The 161.8% extension target of the pattern is near 9811.75, which is above the all time high of 9537.90.
STOXX 600 is the benchmark index consisting of 600 large European companies. It bottomed in March 2003 and then made a high in July 2007 (Chart 13 – Log Scale). In March 2009, in the aftermath of global financial crisis it briefly breached 2003 low. It then made all time high in April 2015.
The monthly timeframe is showing an Elliott Wave cycle. The start of the cycle was in March 2009 (Chart 13). The wave I ended in February 2011. The countertrend wave II ended in September 2011.
The wave III was an extended wave and included an Elliott Wave cycle of lower order. The motive phase of the lower order cycle ended in April 2015, which also marked the end of wave III of higher order cycle. The corrective phase of lower order cycle ended in November 2016, which also marked the end of wave IV of higher order cycle.
Projecting Wave V
We are now in the wave V. Using the technique used for DAX (Chart 2), there is a high probability that the fifth wave will be either equal to or 61.8% of the first wave. The length of first wave was 135.78 points and the start of fifth wave is 327.02. Thus the projected level of fifth wave is between 410.93 and 462.80, which are 12% and 26% away from last close of 367.39.
On weekly timeframe, STOXX 600 is knocking on the upper bound of a descending triangle (Chart 14).
In the week of October 13 2014, the index staged a bullish reversal after making a low of 302.48. It then made all time high of 415.18 during the week of April 13 2015. After declining in the summer of 2015, it tried to rally, but failed at 408.73 during the week of July 20 2015.
Then the index declined along with other European stocks till February when it made a double bottom during the week of February 8 2016 by reaching a low of 302.59. These four levels form the boundaries of a descending triangle. Since January 23, STOXX 600 is knocking at the downtrend line from the April 2015 high.
Within the descending triangle, the index completed an ascending triangle in early December 2016. The height of the triangle is 48.92 and the breakout is at 315.51. The 100% extension target of the pattern is near 400 and the 161.8% extension target is near 430.66.
S&P 500 Doing Better Than European Market ETFs
S&P 500 is performing better than Germany, based upon market ETFs. The ratio of EWG, iShares MSCI Germany ETF, and SPY, SPDR S&P 500, has been in a down trend since early 2008 (Chart 15).

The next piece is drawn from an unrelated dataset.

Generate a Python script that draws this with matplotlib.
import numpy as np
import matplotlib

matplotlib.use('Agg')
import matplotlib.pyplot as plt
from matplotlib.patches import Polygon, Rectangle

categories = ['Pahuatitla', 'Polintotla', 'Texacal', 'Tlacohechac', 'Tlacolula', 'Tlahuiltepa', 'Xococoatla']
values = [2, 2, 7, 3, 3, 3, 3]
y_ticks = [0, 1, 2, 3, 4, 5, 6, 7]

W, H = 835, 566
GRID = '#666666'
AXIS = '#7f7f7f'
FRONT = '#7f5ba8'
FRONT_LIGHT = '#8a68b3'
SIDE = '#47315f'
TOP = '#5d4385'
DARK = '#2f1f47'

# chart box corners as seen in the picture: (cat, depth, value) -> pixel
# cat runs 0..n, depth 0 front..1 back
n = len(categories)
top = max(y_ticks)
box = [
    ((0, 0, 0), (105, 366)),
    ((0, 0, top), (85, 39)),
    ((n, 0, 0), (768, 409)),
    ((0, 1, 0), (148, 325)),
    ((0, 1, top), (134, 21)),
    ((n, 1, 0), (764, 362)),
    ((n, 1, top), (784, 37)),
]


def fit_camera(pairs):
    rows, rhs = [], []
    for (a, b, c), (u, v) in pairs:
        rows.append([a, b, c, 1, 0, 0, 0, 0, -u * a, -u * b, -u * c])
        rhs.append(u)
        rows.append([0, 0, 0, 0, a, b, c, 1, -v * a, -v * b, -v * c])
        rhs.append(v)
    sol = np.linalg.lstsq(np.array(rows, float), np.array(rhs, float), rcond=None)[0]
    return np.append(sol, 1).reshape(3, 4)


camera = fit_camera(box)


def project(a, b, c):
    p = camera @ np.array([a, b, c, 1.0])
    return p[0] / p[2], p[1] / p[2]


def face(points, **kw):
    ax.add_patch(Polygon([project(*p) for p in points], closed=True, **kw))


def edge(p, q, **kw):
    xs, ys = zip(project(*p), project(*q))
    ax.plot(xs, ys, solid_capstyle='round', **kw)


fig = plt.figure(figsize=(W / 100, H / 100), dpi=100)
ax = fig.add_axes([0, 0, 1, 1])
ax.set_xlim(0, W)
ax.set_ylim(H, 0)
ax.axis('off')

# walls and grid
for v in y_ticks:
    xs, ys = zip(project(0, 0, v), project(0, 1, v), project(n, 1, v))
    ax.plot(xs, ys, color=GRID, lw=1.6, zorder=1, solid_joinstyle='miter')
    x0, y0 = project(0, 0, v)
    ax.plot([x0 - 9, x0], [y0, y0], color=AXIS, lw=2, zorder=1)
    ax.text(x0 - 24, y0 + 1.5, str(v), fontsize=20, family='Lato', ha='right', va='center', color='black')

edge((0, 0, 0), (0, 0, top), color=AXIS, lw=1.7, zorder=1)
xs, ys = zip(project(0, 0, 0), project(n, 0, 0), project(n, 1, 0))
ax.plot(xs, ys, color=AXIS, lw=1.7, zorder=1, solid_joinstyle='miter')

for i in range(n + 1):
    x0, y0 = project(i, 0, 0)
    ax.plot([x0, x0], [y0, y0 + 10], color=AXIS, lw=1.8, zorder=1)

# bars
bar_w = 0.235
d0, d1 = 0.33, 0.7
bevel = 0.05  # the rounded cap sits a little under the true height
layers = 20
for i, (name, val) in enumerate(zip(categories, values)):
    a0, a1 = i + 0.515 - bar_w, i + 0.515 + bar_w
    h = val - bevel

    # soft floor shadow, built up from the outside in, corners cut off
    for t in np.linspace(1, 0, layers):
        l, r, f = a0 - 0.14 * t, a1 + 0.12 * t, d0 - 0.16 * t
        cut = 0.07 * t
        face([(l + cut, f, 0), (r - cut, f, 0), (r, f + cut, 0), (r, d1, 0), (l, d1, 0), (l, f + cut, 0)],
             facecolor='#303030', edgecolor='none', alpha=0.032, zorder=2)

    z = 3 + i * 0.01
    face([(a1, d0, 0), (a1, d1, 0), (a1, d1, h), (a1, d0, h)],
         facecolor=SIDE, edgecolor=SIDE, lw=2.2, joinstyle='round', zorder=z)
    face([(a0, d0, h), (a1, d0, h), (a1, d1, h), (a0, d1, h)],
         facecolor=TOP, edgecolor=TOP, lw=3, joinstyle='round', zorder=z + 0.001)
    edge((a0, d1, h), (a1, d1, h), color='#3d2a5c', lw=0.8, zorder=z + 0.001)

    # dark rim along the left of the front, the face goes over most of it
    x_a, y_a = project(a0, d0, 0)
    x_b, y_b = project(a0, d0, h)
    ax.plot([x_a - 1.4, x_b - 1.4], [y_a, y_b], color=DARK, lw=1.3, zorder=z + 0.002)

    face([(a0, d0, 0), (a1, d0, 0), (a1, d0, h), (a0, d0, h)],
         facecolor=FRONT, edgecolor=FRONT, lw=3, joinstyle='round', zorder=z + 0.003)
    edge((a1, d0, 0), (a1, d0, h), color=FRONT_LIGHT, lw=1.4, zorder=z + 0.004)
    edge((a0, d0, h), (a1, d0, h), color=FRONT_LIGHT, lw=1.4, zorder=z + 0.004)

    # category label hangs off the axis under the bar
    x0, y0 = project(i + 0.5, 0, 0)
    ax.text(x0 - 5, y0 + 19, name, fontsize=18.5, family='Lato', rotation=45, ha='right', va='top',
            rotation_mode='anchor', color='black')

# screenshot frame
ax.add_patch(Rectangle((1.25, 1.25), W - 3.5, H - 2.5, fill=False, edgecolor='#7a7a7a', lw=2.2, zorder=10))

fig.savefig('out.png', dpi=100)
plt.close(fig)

The ratio broke to the down side from two consolidating patterns – once in 2011 and then in 2015. It is again forming a range pattern, which means that the two ETFs are quite balanced in performance. Since November, EWG is slightly outperforming SPY.

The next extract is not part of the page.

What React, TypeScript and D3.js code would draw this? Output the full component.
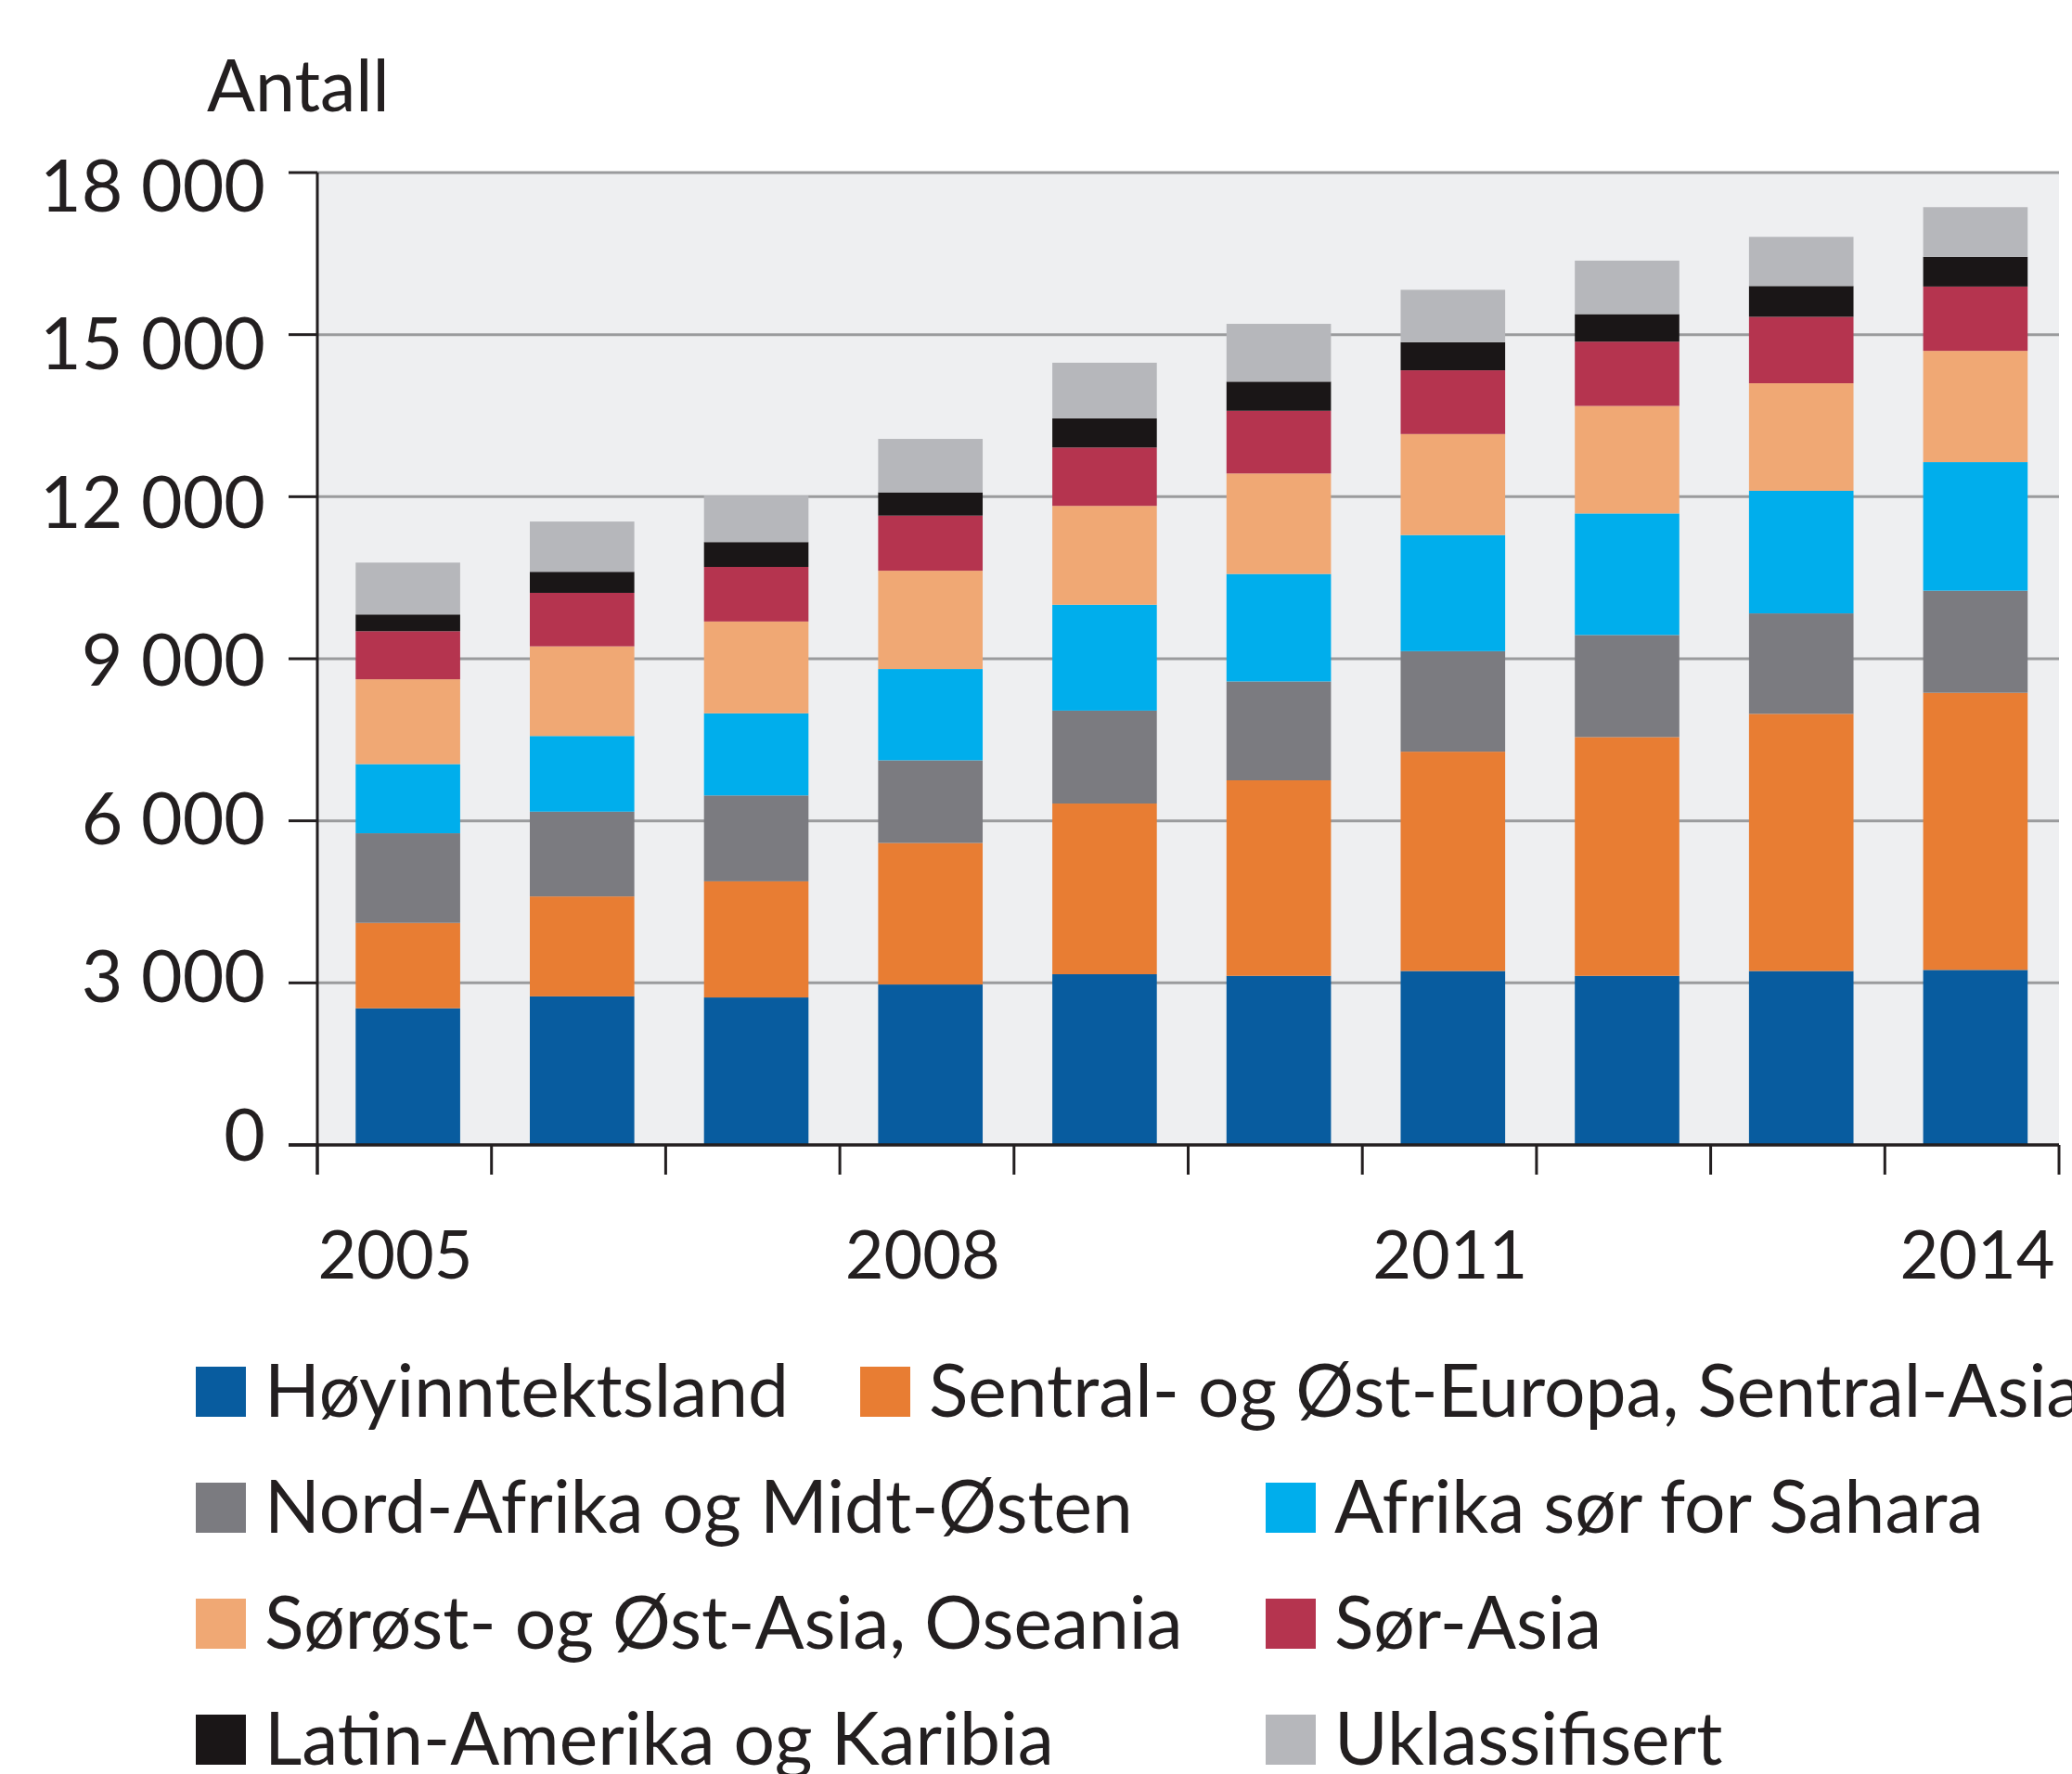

Germany Doing Better Than France; France Doing Better Than Switzerland
German stock market is performing better than French. stock market The ratio of iShares MSCI ETFs of Germany and France is sloping down in a narrowing band since October 2015 (Chart 16). This means that during this time, Germany, EWG, has generally produced better result than France, EWQ.
The iShares MSCI France, EWQ, mostly outperformed iShares MSCI Switzerland, EWL, from July 2016 to end December (Chart 17). Since the start of 2017, iShares MSCI Switzerland has done better. But the up trend line in progress since July 2016 is very close to being breached.
In June 2016, the uptrend line from January 2015 was broken to the down side but the trend was not reversed and the ratio again recaptured the uptrend line.
Switzerland Doing Better Than Spain; Spain Doing Better Than Italy
The iShares MSCI Switzerland has been generally doing better than iShares MSCI Spain since July 205. The ratio of EWL and EWP has mostly trended up during this time (Chart 18). The uptrend line broke in early October 2016 but the ratio has not yet established the down trend.
iShares MSCI Italy ETF, EWI, is arguably the worst performing ETF. The ratio EWP:EWI was in an uptrend from October 2015 to November 2016 (Chart 19). The ratio then reversed and EWI outperformed EWP till December. Since then the Spanish ETF has again taken the lead.